Nessuna relazione tra possesso di armi e omicidi

Verrà presentato la prossima settimana a Norimberga nell’ambito del World Forum on Shooting Activities (Wfsa) lo studio dell’università di Liegi sui fattori che influenzano il tasso di omicidi con armi da fuoco. Non è possibile dimostrare scientificamente alcuna correlazione tra, da un lato, la disponibilità di armi da fuoco e la severità della legislazione in materia, e, dall’altro lato, il numero di omicidi che vengono compiuti con armi da fuoco in un determinato Paese. È​ quanto emerge da uno studio indipendente condotto dal dipartimento di Criminologia dell’Università di Liegi dal titolo “Fattori che influenzano il tasso di omicidio da armi da fuoco”.

Lo studio, finalizzato all’individuazione di eventuali legami tra il tasso di omicidi da armi da fuoco, il loro possesso e la severità della legislazione in materia, è stato realizzato, mediante il ricorso a precise tecniche statistiche, su un campione di ricerca di 52 Paesi che sono stati individuati sulla base di tre elementi fondamentali: il numero della popolazione, il regime politico e l’assenza di conflitti all’interno dei confini nazionali.

Finanziato dal World forum on shooting activities (Wfsa) e condotto in modo indipendente dal professore Michael Dantinne e dalla ricercatrice Sophie André della prestigiosa università belga di Liegi, lo studio dimostra che non vi è alcuna prova scientifica che regole più severe e una riduzione della quantità e del tipo di armi da fuoco legali producano effetti positivi su omicidi, criminalità e terrorismo.

Dallo studio, che verrà presentato la prossima settimana a Norimberga nel corso dell’Assemblea pubblica del Wfsa, e disponibile per il download su https://goo.gl/FD87le, emerge chiaramente come il tasso di omicidi che vengono commessi in un Paese dipenda, prevalentemente, dalle condizioni socio-economiche del Paese stesso. Gli autori dello studio, in particolare, hanno individuato nel tasso di mortalità infantile, elemento principale per valutare le condizioni di povertà di un Paese, il criterio più significativo per analizzare i dati relativi al numero degli omicidi compiuti in un certo Paese.
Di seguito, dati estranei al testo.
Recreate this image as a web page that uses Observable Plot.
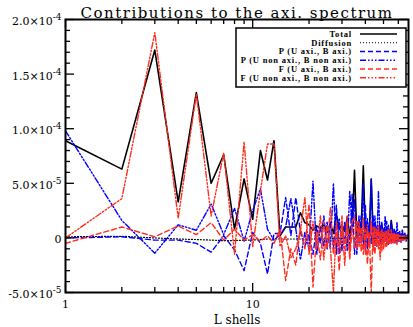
<!DOCTYPE html>
<html><head><meta charset="utf-8">
<script src="https://cdn.jsdelivr.net/npm/d3@7"></script>
<script src="https://cdn.jsdelivr.net/npm/@observablehq/plot@0.6"></script>
<style>body{margin:0;background:#fff}</style>
</head><body><div id="chart"></div>
<script>
const title = "Contributions to the axi. spectrum";
const xLabel = "L shells";
const shells = [1,2,3,4,5,6,7,8,9,10,11,12,13,14,15,16,17,18,19,20,21,22,23,24,25,26,27,28,29,30,31,32,33,34,35,36,37,38,39,40,41,42,43,44,45,46,47,48,49,50,51,52,53,54,55,56,57,58,59,60,61,62,63,64,65,66,67,68];

const total = [8.9e-5,6.3e-5,1.72e-4,3.3e-5,1.33e-4,5.0e-5,7.6e-5,8e-6,5.4e-5,1.7e-5,
 8.0e-5,5.3e-5,8.9e-5,2e-6,1.0e-5,1.0e-5,1.0e-5,2.3e-5,1.4e-5,1.2e-5,
 7e-6,1.1e-5,9e-6,1.2e-5,5e-6,1.3e-5,4e-6,2.2e-5,8e-6,1.2e-5,
 6e-6,1.8e-5,4e-6,1e-5,6.2e-5,2e-6,1.5e-5,8e-6,6.6e-5,3e-6,
 1.2e-5,5e-6,5.4e-5,4e-6,1e-5,3e-6,8e-6,2e-6,1.2e-5,3e-6,
 6e-6,2e-6,5e-6,3e-6,1.6e-5,4e-6,5e-6,1e-6,3e-6,2e-6,
 3e-6,1e-6,2e-6,1e-6,2e-6,1e-6,1e-6,1e-6];

const diffusion = [1e-6,1.5e-6,0,-1e-6,-1.5e-6,-2e-6,-2.5e-6,-2.5e-6,-2e-6,-2e-6,
 -1.5e-6,-1e-6,-1e-6,-1e-6,-1e-6,-1e-6,-1e-6,-1e-6,-1e-6,-1e-6,
 -1e-6,-1e-6,-1e-6,-1e-6,-1e-6,-5e-7,-5e-7,-5e-7,-5e-7,-5e-7,
 -5e-7,-5e-7,-5e-7,-5e-7,-5e-7,-5e-7,-5e-7,-5e-7,-5e-7,-5e-7,
 -5e-7,-5e-7,-5e-7,-5e-7,-5e-7,-5e-7,-5e-7,-5e-7,-5e-7,-5e-7,
 -5e-7,-5e-7,-5e-7,-5e-7,-5e-7,-5e-7,-5e-7,-5e-7,-5e-7,-5e-7,
 -5e-7,-5e-7,-5e-7,-5e-7,-5e-7,-5e-7,-5e-7,-5e-7];

const pAxi = [0,1e-6,-2e-6,-2e-6,-5e-6,-1.3e-5,2e-6,-1.1e-5,-3e-5,5e-6,
 -5e-6,-3.3e-5,4e-6,4e-6,3.7e-5,2e-6,3.7e-5,5e-6,-8e-6,3e-6,
 -1.5e-5,1e-5,-5e-6,2e-5,-1e-5,1.5e-5,-1e-5,3e-5,-1.5e-5,1e-5,
 -5e-6,2e-5,-1e-5,4e-5,-1.5e-5,1.5e-5,-5e-6,2e-5,-1e-5,3e-5,
 -1e-5,1.5e-5,-5e-6,2e-5,-8e-6,1e-5,-5e-6,1.2e-5,-6e-6,8e-6,
 -4e-6,1.5e-5,-6e-6,6e-6,-4e-6,8e-6,-5e-6,6e-6,-3e-6,5e-6,
 -3e-6,4e-6,-2e-6,3e-6,-2e-6,2e-6,-1e-6,1e-6];

const pNonAxi = [9.8e-5,1.6e-5,-1.4e-5,1.2e-5,7e-6,3.1e-5,3e-6,2.7e-5,-3e-6,2.5e-5,
 4.5e-5,8e-6,-2e-6,3e-6,1e-5,3.6e-5,8e-6,-2e-5,5e-6,-1e-5,
 5.2e-5,-1.5e-5,1e-5,-8e-6,1.5e-5,-1e-5,5e-5,-1.5e-5,1.8e-5,-1.2e-5,
 1.5e-5,-1.2e-5,4.3e-5,1e-5,3.5e-5,-1.5e-5,2e-5,-5e-6,5e-5,-1.2e-5,
 1.8e-5,-8e-6,5.4e-5,-6e-6,2e-5,-8e-6,4.3e-5,-5e-6,1.5e-5,-4e-6,
 2e-5,-5e-6,1.2e-5,-4e-6,1.5e-5,-3e-6,8e-6,-5e-6,1.4e-5,-3e-6,
 6e-6,-4e-6,8e-6,-2e-6,5e-6,-3e-6,3e-6,-2e-6];

const fAxi = [-5e-6,1e-5,1e-6,1.1e-5,3e-6,1.4e-5,-2e-6,8e-6,-2e-6,3e-6,
 -3e-6,2e-6,-5e-6,8e-6,-3.9e-5,-1e-5,-2.5e-5,1e-5,-1e-5,3.1e-5,
 -4.5e-5,5e-6,-2e-5,1.5e-5,-1e-5,2.8e-5,-1.5e-5,1e-5,-3e-5,1.5e-5,
 -1e-5,2e-5,-2e-5,1e-5,-1e-5,1.5e-5,-8e-6,1e-5,-1.5e-5,8e-6,
 -2.4e-5,5e-6,-5e-5,1e-5,-1.5e-5,8e-6,-1e-5,6e-6,-1.2e-5,5e-6,
 -8e-6,6e-6,-6e-6,4e-6,-5e-6,5e-6,-4e-6,3e-6,-6e-6,3e-6,
 -3e-6,2e-6,-3e-6,2e-6,-2e-6,1e-6,-1e-6,1e-6];

const fNonAxi = [0,3.6e-5,1.88e-4,1.8e-5,1.32e-4,2e-5,7.8e-5,-1.5e-5,8.8e-5,-8e-6,
 4.3e-5,8.6e-5,8.6e-5,-8e-6,2e-6,-1.8e-5,-1e-5,7e-6,3.7e-5,-1.5e-5,
 1.5e-5,-1e-5,2e-5,-2e-5,1.2e-5,-8e-6,-5e-5,1.5e-5,-1e-5,2e-5,
 -2.5e-5,1e-5,-1.5e-5,1.5e-5,2e-5,-1e-5,1.5e-5,-1.2e-5,1.8e-5,-1.5e-5,
 1.2e-5,-1e-5,1.5e-5,-1.2e-5,1e-5,-8e-6,1.2e-5,-2e-5,8e-6,-1e-5,
 6e-6,-8e-6,8e-6,-6e-6,8e-6,-5e-6,5e-6,-4e-6,4e-6,-3e-6,
 3e-6,-3e-6,2e-6,-2e-6,2e-6,-1e-6,1e-6,-1e-6];

const seriesNames = ["Total","Diffusion","P (U axi., B axi.)","P (U non axi., B non axi.)","F (U axi., B axi.)","F (U non axi., B non axi.)"];
const seriesValues = [total, diffusion, pAxi, pNonAxi, fAxi, fNonAxi];

const yTicks = [-5e-5, 0, 5e-5, 1e-4, 1.5e-4, 2e-4];
const yTickLabels = ["-5.0×10^-5","0","5.0×10^-5","1.0×10^-4","1.5×10^-4","2.0×10^-4"];
const yMinor = [-4e-5,-3e-5,-2e-5,-1e-5,1e-5,2e-5,3e-5,4e-5,6e-5,7e-5,8e-5,9e-5,1.1e-4,1.2e-4,1.3e-4,1.4e-4,1.6e-4,1.7e-4,1.8e-4,1.9e-4];
const xMajor = [1, 10];
const xMinor = [2,3,4,5,6,7,8,9,20,30,40,50,60];

const styles = [
  {stroke:"#000000", dash:null, w:1.6},
  {stroke:"#000000", dash:"1,2", w:1.2},
  {stroke:"#0000ff", dash:"5,3", w:1.4},
  {stroke:"#0000ff", dash:"6,2,1.5,2,1.5,2,1.5,2", w:1.4},
  {stroke:"#ff2d1e", dash:"5,3", w:1.4},
  {stroke:"#ff2d1e", dash:"6,2,1.5,2,1.5,2,1.5,2", w:1.4}
];

const W = 413, H = 327, mL = 65, mR = 5, mT = 19, mB = 35;
const fw = W - mL - mR, fh = H - mT - mB;

const lineMarks = seriesValues.map((vals, k) => Plot.line(shells, {
  x: d => d, y: (d, i) => vals[i],
  stroke: styles[k].stroke, strokeWidth: styles[k].w,
  strokeDasharray: styles[k].dash, clip: true
}));

const chart = Plot.plot({
  width: W, height: H,
  marginLeft: mL, marginRight: mR, marginTop: mT, marginBottom: mB,
  x: {type: "log", domain: [1, 68], axis: null},
  y: {domain: [-5e-5, 2e-4], axis: null},
  style: {fontFamily: "DejaVu Serif", background: "white", color: "black"},
  marks: [
    ...lineMarks,
    Plot.tickY(yTicks, {y: d => d, insetRight: fw - 9, stroke: "black", strokeWidth: 1.3}),
    Plot.tickY(yTicks, {y: d => d, insetLeft: fw - 9, stroke: "black", strokeWidth: 1.3}),
    Plot.tickY(yMinor, {y: d => d, insetRight: fw - 5, stroke: "black", strokeWidth: 1.3}),
    Plot.tickY(yMinor, {y: d => d, insetLeft: fw - 5, stroke: "black", strokeWidth: 1.3}),
    Plot.tickX(xMajor, {x: d => d, insetTop: fh - 9, stroke: "black", strokeWidth: 1.3}),
    Plot.tickX(xMajor, {x: d => d, insetBottom: fh - 9, stroke: "black", strokeWidth: 1.3}),
    Plot.tickX(xMinor, {x: d => d, insetTop: fh - 5, stroke: "black", strokeWidth: 1.3}),
    Plot.tickX(xMinor, {x: d => d, insetBottom: fh - 5, stroke: "black", strokeWidth: 1.3}),
    Plot.frame({stroke: "black", strokeWidth: 2}),
    Plot.text(yTicks, {y: d => d, frameAnchor: "left", dx: -4, dy: 2, textAnchor: "end", text: (d, i) => yTickLabels[i], fontSize: 11, fill: "black"}),
    Plot.text(xMajor, {x: d => d, frameAnchor: "bottom", dy: 15, text: d => String(d), fontSize: 11, fill: "black"}),
    Plot.text([xLabel], {frameAnchor: "bottom", dy: 31, text: d => d, fontSize: 12, fill: "black"}),
    Plot.text([title], {frameAnchor: "top", dy: -12, text: d => d, fontSize: 15, fill: "black"})
  ]
});

document.getElementById("chart").appendChild(chart);
const svg = d3.select(chart);

// superscripts for tick labels, letter spacing for the title
svg.selectAll("text").each(function() {
  const t = d3.select(this);
  const s = this.textContent;
  if (s.includes("^")) {
    const [base, exp] = s.split("^");
    t.text(base);
    t.append("tspan").attr("dy", "-5").attr("font-size", 9).text(exp);
  } else if (s === title) {
    t.attr("letter-spacing", "1.5px");
  }
});

// legend
const lg = svg.append("g");
lg.append("rect").attr("x", 236).attr("y", 28).attr("width", 170).attr("height", 59)
  .attr("fill", "white").attr("stroke", "black").attr("stroke-width", 1.5);
seriesNames.forEach((name, i) => {
  const y = 34 + i * 8.75;
  lg.append("text").attr("x", 352).attr("y", y).attr("dy", "0.35em")
    .attr("text-anchor", "end").attr("font-family", "Liberation Serif")
    .attr("font-weight", "bold").attr("font-size", 8.5).attr("letter-spacing", "0.8px")
    .attr("fill", "black").text(name);
  lg.append("line").attr("x1", 360).attr("x2", 397).attr("y1", y).attr("y2", y)
    .attr("stroke", styles[i].stroke).attr("stroke-width", styles[i].w)
    .attr("stroke-dasharray", styles[i].dash);
});
</script>
</body></html>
«È importante che ci siano studi scientifici indipendenti e così approfonditi in grado di rassicurare le istituzioni e la pubblica opinione su temi molto delicati come il rapporto tra possesso legale di armi da fuoco, omicidi e criminalità», afferma Stefano Fiocchi, presidente dell’Associazione nazionale produttori armi e munizioni sportive e civili (Anpam). «Pertanto ben venga l’analisi compiuta dalla prestigiosa Università belga di Liegi, che ci conforta sul fatto che né il grado di severità della normativa, né il legale possesso di armi da fuoco incidono significativamente sul tasso di omicidi in un singolo Stato. Fermo restando che ogni utilizzo improprio delle armi è fermamente da condannare».

«Dal mio punto di vista, questi dati vanno letti insieme ai risultati del recente studio scientifico condotto da Transcrime (Università Cattolica di Milano, consultabile al seguente link http://fireproject.eu/), che per la prima volta nella storia fornisce dati oggettivi sull’incidenza dei crimini commessi con armi da fuoco nei Paesi dell’Unione europea ed evidenzia che, a differenza delle stime grossolane che circolavano da anni, gli omicidi commessi all’interno di tutti i Paesi dell’Unione, che conta una popolazione di mezzo miliardo di abitanti, siano circa 400 in un anno, con nessun nesso tra maggiore o minore liberalità in materia di possesso di armi legittime», aggiunge Fiocchi.

Secondo il presidente di Anpam, quindi, «appare evidente che le continue ed eccessive restrizioni in materia di legale detenzione di armi non siano una politica vincente per combattere la criminalità e che l’Europa debba puntare piuttosto sul reale controllo del territorio e delle frontiere comunitarie».